Records for this task
* * * * *

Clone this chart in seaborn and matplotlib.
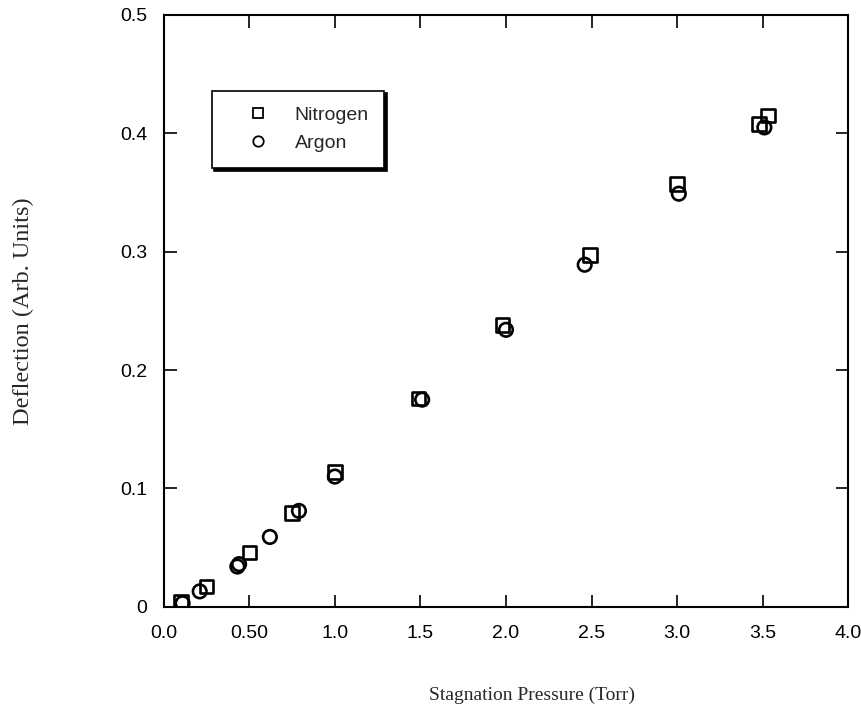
import matplotlib
matplotlib.use("Agg")
import matplotlib.pyplot as plt
import seaborn as sns
import pandas as pd
from matplotlib.lines import Line2D

# Measured deflection vs. stagnation pressure
nitrogen_p = [0.10, 0.25, 0.50, 0.75, 1.00, 1.49, 1.98, 2.49, 3.00, 3.48, 3.53]
nitrogen_d = [0.004, 0.017, 0.046, 0.079, 0.114, 0.176, 0.238, 0.297, 0.357, 0.408, 0.415]

argon_p = [0.11, 0.21, 0.43, 0.44, 0.62, 0.79, 1.00, 1.51, 2.00, 2.46, 3.01, 3.51]
argon_d = [0.003, 0.013, 0.034, 0.036, 0.059, 0.081, 0.110, 0.175, 0.234, 0.289, 0.349, 0.405]

x_ticks = [0.0, 0.5, 1.0, 1.5, 2.0, 2.5, 3.0, 3.5, 4.0]
x_tick_labels = ["0.0", "0.50", "1.0", "1.5", "2.0", "2.5", "3.0", "3.5", "4.0"]
y_ticks = [0.0, 0.1, 0.2, 0.3, 0.4, 0.5]
y_tick_labels = ["0", "0.1", "0.2", "0.3", "0.4", "0.5"]

df = pd.concat([
    pd.DataFrame({"p": nitrogen_p, "d": nitrogen_d, "gas": "Nitrogen"}),
    pd.DataFrame({"p": argon_p, "d": argon_d, "gas": "Argon"}),
])

sns.set_style("ticks")
plt.rcParams["font.family"] = ["Liberation Sans Narrow", "Liberation Sans", "DejaVu Sans"]

fig = plt.figure(figsize=(8.62, 7.13), dpi=100)
ax = fig.add_axes([0.190, 0.149, 0.794, 0.830])

markers = {"Nitrogen": "s", "Argon": "o"}
for gas in ["Nitrogen", "Argon"]:
    sub = df[df["gas"] == gas]
    sns.scatterplot(data=sub, x="p", y="d", marker=markers[gas], s=95,
                    facecolor="none", edgecolor="black", linewidth=1.9,
                    ax=ax, legend=False, zorder=3)

ax.set_xlim(0, 4.0)
ax.set_ylim(0, 0.5)
ax.set_xticks(x_ticks)
ax.set_xticklabels(x_tick_labels)
ax.set_yticks(y_ticks)
ax.set_yticklabels(y_tick_labels)
ax.tick_params(direction="in", top=True, right=True, length=9, width=1.2,
               labelsize=14, pad=13, colors="black")
ax.tick_params(axis="y", pad=12)
for sp in ax.spines.values():
    sp.set_visible(True)
    sp.set_linewidth(1.5)
    sp.set_color("black")

ax.set_xlabel("Stagnation Pressure (Torr)", family=["Liberation Serif", "DejaVu Serif"],
              fontsize=14)
ax.xaxis.set_label_coords(0.538, -0.135)
ax.set_ylabel("Deflection (Arb. Units)", family=["Liberation Serif", "DejaVu Serif"],
              fontsize=17.5, labelpad=62)

handles = [
    Line2D([], [], marker="s", linestyle="none", markerfacecolor="none",
           markeredgecolor="black", markeredgewidth=1.3, markersize=7.5, label="Nitrogen"),
    Line2D([], [], marker="o", linestyle="none", markerfacecolor="none",
           markeredgecolor="black", markeredgewidth=1.3, markersize=7.5, label="Argon"),
]
leg = ax.legend(handles=handles, loc="upper left", bbox_to_anchor=(0.07, 0.872),
                frameon=True, fancybox=False, shadow={"color": "black", "alpha": 1.0},
                edgecolor="black", fontsize=14, handletextpad=0.34, borderpad=0.8,
                labelspacing=0.55, borderaxespad=0, handlelength=3.13)
leg.get_frame().set_linewidth(1.2)

fig.savefig("out.png", dpi=100, facecolor="white")
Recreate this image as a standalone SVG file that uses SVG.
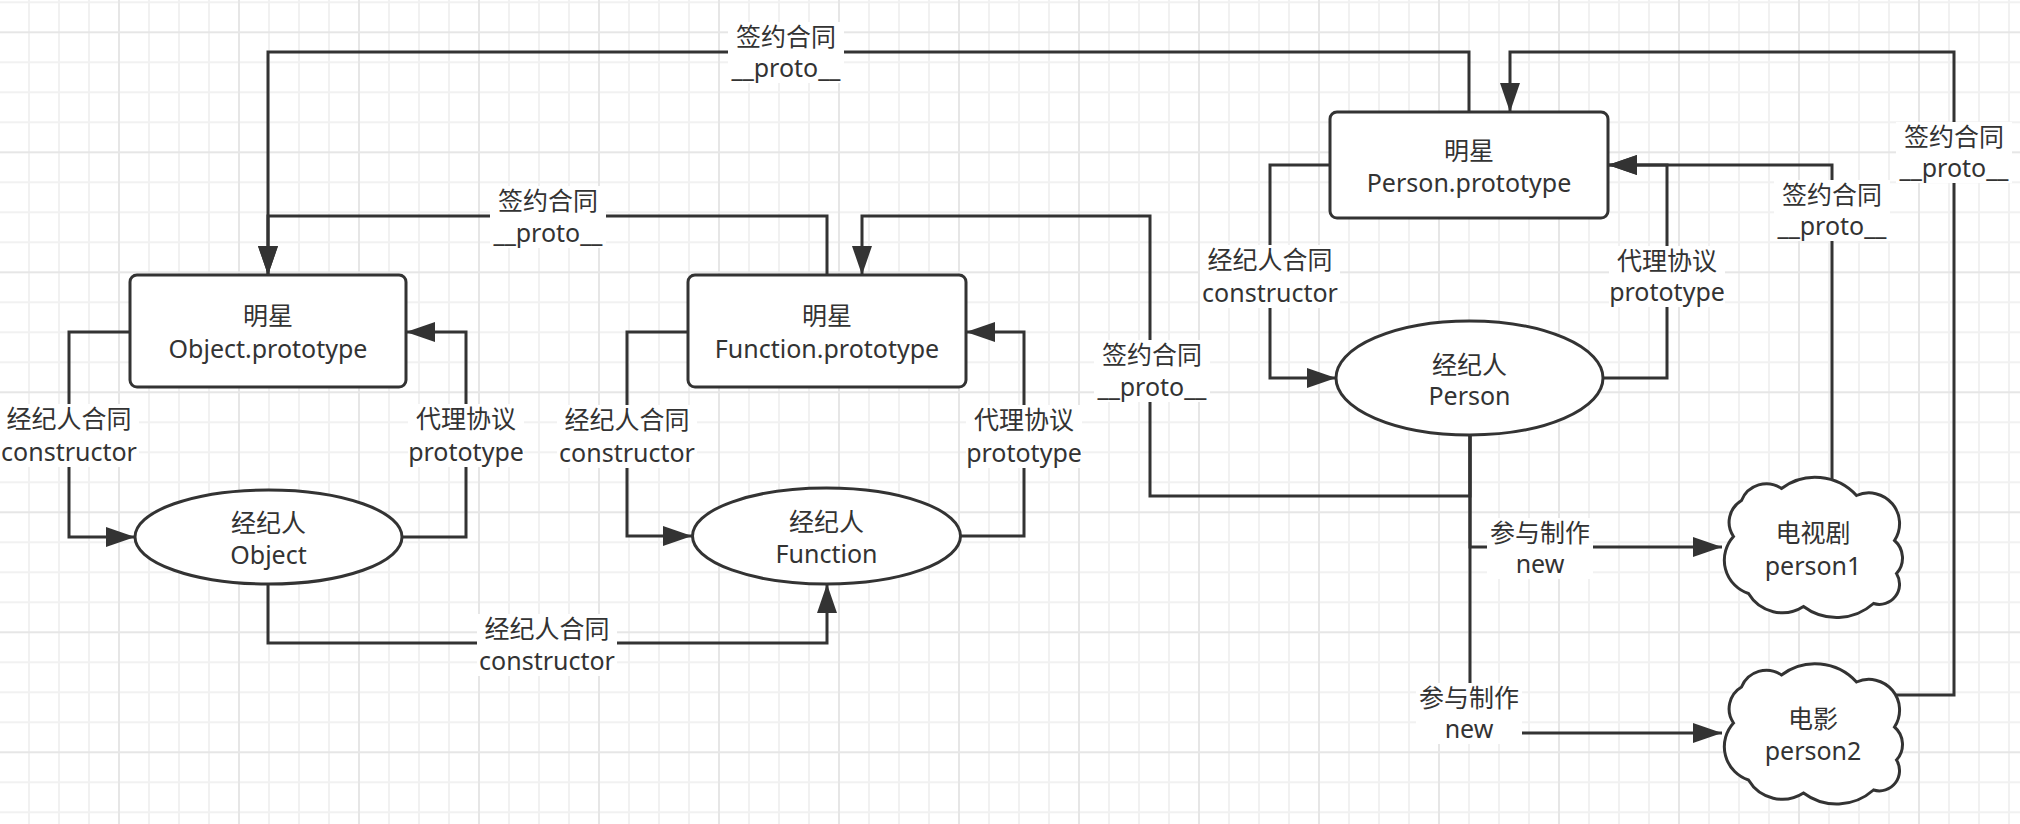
<svg xmlns="http://www.w3.org/2000/svg" xmlns:xlink="http://www.w3.org/1999/xlink" width="2020" height="824" viewBox="0 0 2020 824">
  <style>
    .edge { fill: none; stroke: #333; stroke-width: 3; }
    .arrow { marker-end: url(#arrow); }
    .shape { fill: #fff; stroke: #333; stroke-width: 3; }
    .lbl-bg { fill: #fff; }
    text { font-family: "Noto Sans", "Noto Sans CJK SC", sans-serif; font-size: 25px; fill: #333; text-anchor: middle; }
  </style>
  <defs>
    <!-- background grid: minor every 30px, major every 120px -->
    <pattern id="grid" patternUnits="userSpaceOnUse" x="-2" y="31.3" width="120" height="120">
      <g stroke="#f1f1f1" stroke-width="2">
        <line x1="31" y1="0" x2="31" y2="120"/>
        <line x1="61" y1="0" x2="61" y2="120"/>
        <line x1="91" y1="0" x2="91" y2="120"/>
        <line x1="0" y1="31" x2="120" y2="31"/>
        <line x1="0" y1="61" x2="120" y2="61"/>
        <line x1="0" y1="91" x2="120" y2="91"/>
      </g>
      <g stroke="#e6e6e6" stroke-width="2">
        <line x1="1" y1="0" x2="1" y2="120"/>
        <line x1="0" y1="1" x2="120" y2="1"/>
      </g>
    </pattern>
    <marker id="arrow" markerUnits="userSpaceOnUse" markerWidth="30" markerHeight="22" viewBox="0 0 30 22" refX="29" refY="11" orient="auto">
      <path d="M0,1 L29,11 L0,21 Z" fill="#333"/>
    </marker>
    <!-- cloud outline centred on the origin -->
    <path id="cloud" d="M44,-52 A30.7,30.7 0 0 1 82,-7 A23.1,23.1 0 0 1 84,26 A20.2,20.2 0 0 1 61,56 A55.4,55.4 0 0 1 -9,59 A39.3,39.3 0 0 1 -64,46 A35.1,35.1 0 0 1 -79,-11 A25.3,25.3 0 0 1 -71,-47 A26.8,26.8 0 0 1 -31,-59 A56.1,56.1 0 0 1 44,-52 Z"/>
  </defs>

  <rect x="0" y="0" width="2020" height="824" fill="#fff"/>
  <rect x="0" y="0" width="2020" height="824" fill="url(#grid)"/>

  <g id="connectors">
    <!-- Object -->
    <path class="edge arrow" d="M130,332 H69 V537 H135"/>
    <path class="edge arrow" d="M402,537 H466 V332 H406"/>
    <!-- Function -->
    <path class="edge arrow" d="M688,332 H627 V536 H692"/>
    <path class="edge arrow" d="M960,536 H1024 V332 H966"/>
    <path class="edge arrow" d="M268,584 V643 H827 V584"/>
    <!-- __proto__ chains -->
    <path class="edge arrow" d="M827,275 V216 H268 V275"/>
    <path class="edge arrow" d="M1469,112 V52 H268 V275"/>
    <path class="edge arrow" d="M1470,435 V496 H1150 V216 H862 V275"/>
    <!-- Person -->
    <path class="edge arrow" d="M1330,165 H1270 V378 H1336"/>
    <path class="edge arrow" d="M1603,378 H1667 V165 H1608"/>
    <path class="edge arrow" d="M1470,435 V547 H1722"/>
    <path class="edge arrow" d="M1470,435 V733 H1722"/>
    <path class="edge arrow" d="M1832,482 V165 H1608"/>
    <path class="edge arrow" d="M1896,695 H1954 V52 H1510 V112"/>

    <!-- edge labels -->
    <g id="label-proto-top">
      <rect class="lbl-bg" x="728" y="22" width="116" height="61"/>
      <text x="786" y="46">签约合同<tspan x="786" y="77">__proto__</tspan></text>
    </g>
    <g id="label-proto-fn">
      <rect class="lbl-bg" x="490" y="186" width="116" height="62"/>
      <text x="548" y="210">签约合同<tspan x="548" y="242">__proto__</tspan></text>
    </g>
    <g id="label-proto-person">
      <rect class="lbl-bg" x="1094" y="340" width="116" height="62"/>
      <text x="1152" y="364">签约合同<tspan x="1152" y="396">__proto__</tspan></text>
    </g>
    <g id="label-ctor-object">
      <rect class="lbl-bg" x="-1" y="404" width="140" height="63"/>
      <text x="69" y="428">经纪人合同<tspan x="69" y="461">constructor</tspan></text>
    </g>
    <g id="label-proto-object">
      <rect class="lbl-bg" x="408" y="404" width="116" height="63"/>
      <text x="466" y="428">代理协议<tspan x="466" y="461">prototype</tspan></text>
    </g>
    <g id="label-ctor-function">
      <rect class="lbl-bg" x="557" y="405" width="140" height="63"/>
      <text x="627" y="429">经纪人合同<tspan x="627" y="462">constructor</tspan></text>
    </g>
    <g id="label-prototype-function">
      <rect class="lbl-bg" x="966" y="405" width="116" height="63"/>
      <text x="1024" y="429">代理协议<tspan x="1024" y="462">prototype</tspan></text>
    </g>
    <g id="label-ctor-bottom">
      <rect class="lbl-bg" x="477" y="614" width="140" height="62"/>
      <text x="547" y="638">经纪人合同<tspan x="547" y="670">constructor</tspan></text>
    </g>
    <g id="label-ctor-person">
      <rect class="lbl-bg" x="1200" y="245" width="140" height="63"/>
      <text x="1270" y="269">经纪人合同<tspan x="1270" y="302">constructor</tspan></text>
    </g>
    <g id="label-prototype-person">
      <rect class="lbl-bg" x="1609" y="246" width="116" height="61"/>
      <text x="1667" y="270">代理协议<tspan x="1667" y="301">prototype</tspan></text>
    </g>
    <g id="label-proto-person1">
      <rect class="lbl-bg" x="1774" y="180" width="116" height="61"/>
      <text x="1832" y="204">签约合同<tspan x="1832" y="235">__proto__</tspan></text>
    </g>
    <g id="label-proto-person2">
      <rect class="lbl-bg" x="1896" y="122" width="116" height="61"/>
      <text x="1954" y="146">签约合同<tspan x="1954" y="177">__proto__</tspan></text>
    </g>
    <g id="label-new-person1">
      <rect class="lbl-bg" x="1487" y="518" width="106" height="61"/>
      <text x="1540" y="542">参与制作<tspan x="1540" y="573">new</tspan></text>
    </g>
    <g id="label-new-person2">
      <rect class="lbl-bg" x="1416" y="683" width="106" height="61"/>
      <text x="1469" y="707">参与制作<tspan x="1469" y="738">new</tspan></text>
    </g>
  </g>

  <g id="object-prototype">
    <rect class="shape" x="130" y="275" width="276" height="112" rx="7"/>
    <text x="268" y="325">明星<tspan x="268" y="358">Object.prototype</tspan></text>
  </g>
  <g id="function-prototype">
    <rect class="shape" x="688" y="275" width="278" height="112" rx="7"/>
    <text x="827" y="325">明星<tspan x="827" y="358">Function.prototype</tspan></text>
  </g>
  <g id="person-prototype">
    <rect class="shape" x="1330" y="112" width="278" height="106" rx="7"/>
    <text x="1469" y="160">明星<tspan x="1469" y="192">Person.prototype</tspan></text>
  </g>
  <g id="object">
    <ellipse class="shape" cx="268.5" cy="537" rx="133.5" ry="47"/>
    <text x="268.5" y="532">经纪人<tspan x="268.5" y="564">Object</tspan></text>
  </g>
  <g id="function">
    <ellipse class="shape" cx="826.5" cy="536" rx="134" ry="48"/>
    <text x="826.5" y="531">经纪人<tspan x="826.5" y="563">Function</tspan></text>
  </g>
  <g id="person">
    <ellipse class="shape" cx="1469.5" cy="378" rx="133.5" ry="57"/>
    <text x="1469.5" y="374">经纪人<tspan x="1469.5" y="405">Person</tspan></text>
  </g>
  <g id="person1">
    <use xlink:href="#cloud" href="#cloud" class="shape" transform="translate(1812.5,547.5)"/>
    <text x="1813" y="542">电视剧<tspan x="1813" y="575">person1</tspan></text>
  </g>
  <g id="person2">
    <use xlink:href="#cloud" href="#cloud" class="shape" transform="translate(1812.5,734)"/>
    <text x="1813" y="728">电影<tspan x="1813" y="760">person2</tspan></text>
  </g>
</svg>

* * * * *

Stated task
Copy only the part of the records that runs from the first line to the line with "ax=ax, legend=False, zorder=3)", ends included, leaving pictures out.

Result for this task
Clone this chart in seaborn and matplotlib.
import matplotlib
matplotlib.use("Agg")
import matplotlib.pyplot as plt
import seaborn as sns
import pandas as pd
from matplotlib.lines import Line2D

# Measured deflection vs. stagnation pressure
nitrogen_p = [0.10, 0.25, 0.50, 0.75, 1.00, 1.49, 1.98, 2.49, 3.00, 3.48, 3.53]
nitrogen_d = [0.004, 0.017, 0.046, 0.079, 0.114, 0.176, 0.238, 0.297, 0.357, 0.408, 0.415]

argon_p = [0.11, 0.21, 0.43, 0.44, 0.62, 0.79, 1.00, 1.51, 2.00, 2.46, 3.01, 3.51]
argon_d = [0.003, 0.013, 0.034, 0.036, 0.059, 0.081, 0.110, 0.175, 0.234, 0.289, 0.349, 0.405]

x_ticks = [0.0, 0.5, 1.0, 1.5, 2.0, 2.5, 3.0, 3.5, 4.0]
x_tick_labels = ["0.0", "0.50", "1.0", "1.5", "2.0", "2.5", "3.0", "3.5", "4.0"]
y_ticks = [0.0, 0.1, 0.2, 0.3, 0.4, 0.5]
y_tick_labels = ["0", "0.1", "0.2", "0.3", "0.4", "0.5"]

df = pd.concat([
    pd.DataFrame({"p": nitrogen_p, "d": nitrogen_d, "gas": "Nitrogen"}),
    pd.DataFrame({"p": argon_p, "d": argon_d, "gas": "Argon"}),
])

sns.set_style("ticks")
plt.rcParams["font.family"] = ["Liberation Sans Narrow", "Liberation Sans", "DejaVu Sans"]

fig = plt.figure(figsize=(8.62, 7.13), dpi=100)
ax = fig.add_axes([0.190, 0.149, 0.794, 0.830])

markers = {"Nitrogen": "s", "Argon": "o"}
for gas in ["Nitrogen", "Argon"]:
    sub = df[df["gas"] == gas]
    sns.scatterplot(data=sub, x="p", y="d", marker=markers[gas], s=95,
                    facecolor="none", edgecolor="black", linewidth=1.9,
                    ax=ax, legend=False, zorder=3)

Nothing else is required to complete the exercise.